I don't know how you can say the first even if the second is true. Do you
know about the Stockholm Syndrome? Can you see the utility of
capture-bonding to our genes in tribal times? Would it help if you were
shown that a shot of a hormone into your brain will dissolve your current
attachments and cause you to form new bonds to people without even being
captured?
> > And if this does not concern you from the damage done to people
> > and their families, consider if from the standpoint of supporting these
> > people on the dole when they get old and are "offloaded" by the cult.
>
>Of course it concerns me. The question is how to oppose it
>effectively. If you engage in the same kind of tactics to oppose the cult
>that the cult utilized against you, you're just going to get yourself in
>trouble. Keep in mind that what you're opposing is a collective form of
>Narcissistic Personality Disorder. Clinical narcissists are notorious for
>driving to people nuts. When the otherwise sane person goes ballistic
>against the insufferable narcissist, the narcissist can turn around and
>say, "Look, this guy is crazy. Somebody protect me from this
>madman." General opinion then turns against you.
Your suggestions, especially if you are willing to try implementing them,
would be appreciated.
> > > Those who do the training aren't so much controlling the minds of the
> > > new recruits as unconsciously passing on the toxic memes already
> > > established in their own minds.
>
> > I am sorry, but I don't really see the difference you do between being
> > controlled by a meme and being controlled by other people (who are
> > generally controlled by a meme or memes).
>
>The difference is that in the first case you're dealing with impersonal
>evil. We prefer making it personal so that we can vent our anger against
>an individual.
I can't think of anyone in scientology I have something personal with. I
am no more angry with them personally than I am at people with
tuberculous. Not that I don't use psychological methods against them on
purpose. We encourage the leader of scientology take ever more irrational
actions. Eventually they run out of people, money, or the government steps
in to clean up the mess.
>Like when you bit the arm of that guy who was trying to enforce a
>restraining order against you. Sometimes we need to express our rage, but
>you can't bite impersonal, memetically-driven evil.
That was reflex, Edwin Richardson jumped me from behind as I was walking
back to my car. He stuck his arm over my mouth and nose making it
impossible to breath. A few seconds later he was in a situation where I
could have hurt him badly. I didn't.
Edwin was one of the two PI thugs who forced me into the roadway in the
summer of 2000 and after the cops made it clear what the limits were walked
many a weary mile with me while picketing after that. I once stayed with
the two PIs an extra 20 minutes so they could read something I had brought
for them because if I had left the papers would have been taken away from them.
> > I think Hubbard started out with nothing but contempt for his
> > followers (you can see it in the abusive names he used such as "selling
> > them a bridge).
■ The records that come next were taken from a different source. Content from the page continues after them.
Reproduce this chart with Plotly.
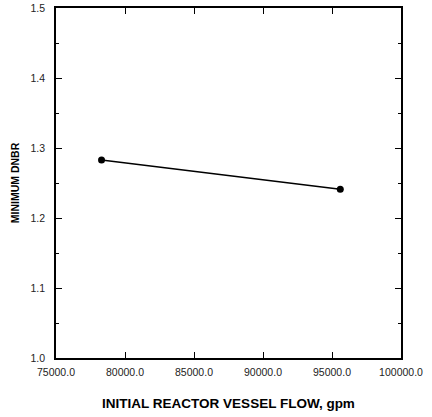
import plotly.graph_objects as go

flow = [78300, 95600]
dnbr = [1.283, 1.241]

x_ticks = [75000, 80000, 85000, 90000, 95000, 100000]
y_ticks = [1.0, 1.1, 1.2, 1.3, 1.4, 1.5]

fig = go.Figure()
fig.add_trace(go.Scatter(
    x=flow, y=dnbr, mode="lines+markers",
    line=dict(color="black", width=1.5),
    marker=dict(color="black", size=7),
    showlegend=False,
    cliponaxis=False,
))

font = dict(family="Liberation Sans, Arial, sans-serif", color="#222")
fig.update_layout(
    width=432, height=417,
    margin=dict(l=56, r=31, t=8, b=59),
    paper_bgcolor="white", plot_bgcolor="white",
    font=font,
)
fig.update_xaxes(
    range=[75000, 100000], tickvals=x_ticks, tickformat=".1f",
    ticks="inside", ticklen=6, tickcolor="black", tickwidth=1,
    showline=True, linecolor="black", linewidth=1.5, mirror="ticks",
    showgrid=False, zeroline=False, automargin=False,
    ticklabelstandoff=4,
    tickfont=dict(size=10.5, color="#222"),
    title=dict(text="<b>INITIAL REACTOR VESSEL FLOW, gpm</b>", font=dict(size=13.5, color="black"), standoff=21),
)
fig.update_yaxes(
    range=[1.0, 1.5], tickvals=y_ticks, tickformat=".1f",
    ticks="inside", ticklen=6, tickcolor="black", tickwidth=1,
    minor=dict(dtick=0.05, ticks="inside", ticklen=3, tickcolor="black"),
    showline=True, linecolor="black", linewidth=1.5, mirror="ticks",
    showgrid=False, zeroline=False, automargin=False,
    ticklabelstandoff=7,
    tickfont=dict(size=10.5, color="#222"),
    title=dict(text="<b>MINIMUM DNBR</b>", font=dict(size=10.5, color="black"), standoff=9),
)
fig.write_html("out.html", config={"displayModeBar": False},
               post_script="document.body.style.margin='0px';")
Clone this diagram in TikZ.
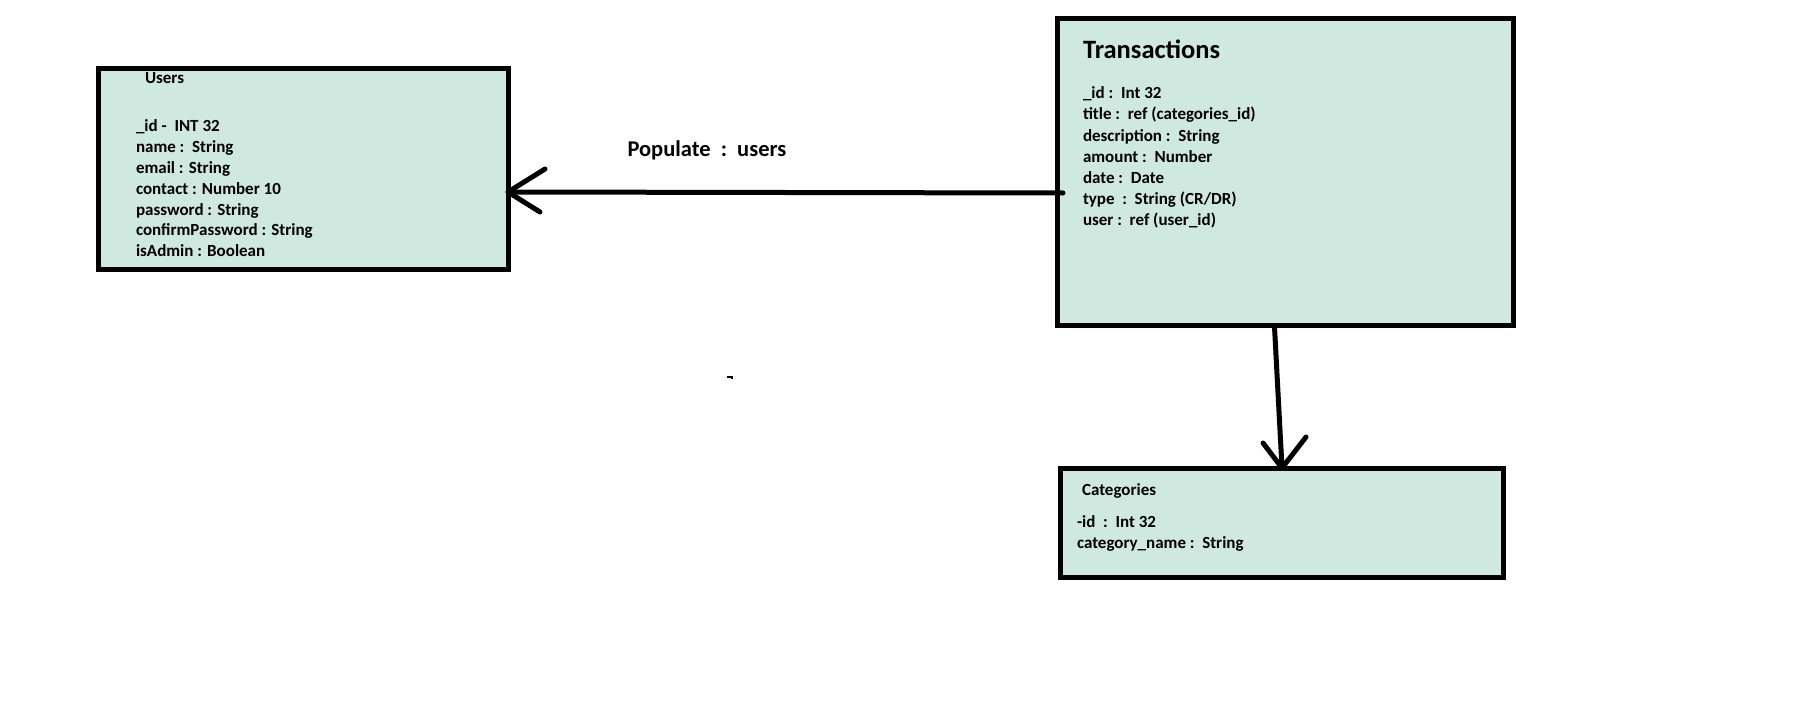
\documentclass[tikz,border=0pt]{standalone}
\usepackage{fontspec}
\setmainfont{Carlito}
\usetikzlibrary{calc}
\definecolor{tblfill}{RGB}{207,232,224}
\tikzset{
  tbl/.style={draw=black, fill=tblfill, line width=5pt, inner sep=0pt, outer sep=0pt, anchor=north west},
  fld/.style={anchor=base west, inner sep=0pt, outer sep=0pt, font=\fontsize{17}{20.8}\selectfont\bfseries},
  ttl/.style={anchor=base west, inner sep=0pt, outer sep=0pt, font=\fontsize{26.5}{32}\selectfont\bfseries},
  conn/.style={draw=black, line width=5pt, line cap=round, line join=round},
  lbl/.style={anchor=base west, inner sep=0pt, outer sep=0pt, font=\fontsize{22.5}{27}\selectfont\bfseries}
}
\begin{document}
\begin{tikzpicture}[x=1pt, y=-1pt]
\useasboundingbox[fill=white] (0,0) rectangle (1814,706);

% boxes
\node[tbl, minimum width=410pt, minimum height=201pt] (users) at (98.5,68.5) {};
\node[tbl, minimum width=456pt, minimum height=307pt] (trans) at (1057.5,18.5) {};
\node[tbl, minimum width=443pt, minimum height=109pt] (cats) at (1060.5,468.5) {};

% Users texts
\node[fld] (uh) at (145,84) {Users};
\foreach \t [count=\i] in {{\_id -\ \ INT 32},{name :\ \ String},{email : String},{contact : Number 10},{password : String},{confirmPassword : String},{isAdmin : Boolean}}
  \node[fld] (u\i) at (136,{131.7+20.85*(\i-1)}) {\t};

% Transactions texts
\node[ttl] (th) at (1083,58.3) {Transactions};
\foreach \t [count=\i] in {{\_id :\ \ Int 32},{title :\ \ ref (categories\_id)},{description :\ \ String},{amount :\ \ Number},{date :\ \ Date},{type\ \ :\ \ String (CR/DR)},{user :\ \ ref (user\_id)}}
  \node[fld] (t\i) at (1083,{99+21*(\i-1)}) {\t};

% Categories texts
\node[fld] (ch) at (1082,495) {Categories};
\node[fld] (c1) at (1077,527) {-id\ \ :\ \ Int 32};
\node[fld] (c2) at (1077,548) {category\_name :\ \ String};

% connector Transactions -> Users
\coordinate (ps) at (1063,193);
\coordinate (pt) at (508,192);
\draw[conn] (ps) -- (pt);
\draw[conn, line cap=round] ($(pt)+(37,-23)$) -- (pt) -- ($(pt)+(32,20)$);
\node[lbl] (plbl) at (627.5,156.7) {Populate\ \ :\ \ users};

% connector Transactions -> Categories
\coordinate (vs) at (1274.5,327);
\coordinate (vt) at (1282,468);
\draw[conn] (vs) -- (vt);
\draw[conn] ($(vt)+(-19,-25)$) -- (vt) -- ($(vt)+(24,-31)$);

% stray mark
\draw[line width=1.5pt] (727,377) -- (732,377) -- (732,379);
\end{tikzpicture}
\end{document}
Later he was a victim of the guru trap and started
> > believing he was infested with thousands of murdered space alien spirits.
>
>Hubbard may have been cynical in some ways, but the core delusion-- that
>he was the savior of humanity-- was in place long before Dianetics and
>Scientology. He conceived the delusion, and then it took on its own life
>in the form of the organization. This self-perpetuating delusion no
>longer needs the person who gave birth to it. The umbilical cord has long
>since been cut. As long as the money keeps circulating through its veins,
>the autodelusion lives on.
I suggest you post this last paragraph on a.r.s (anon if you wish) and see
how the people who know the history of dianetics and scientology respond.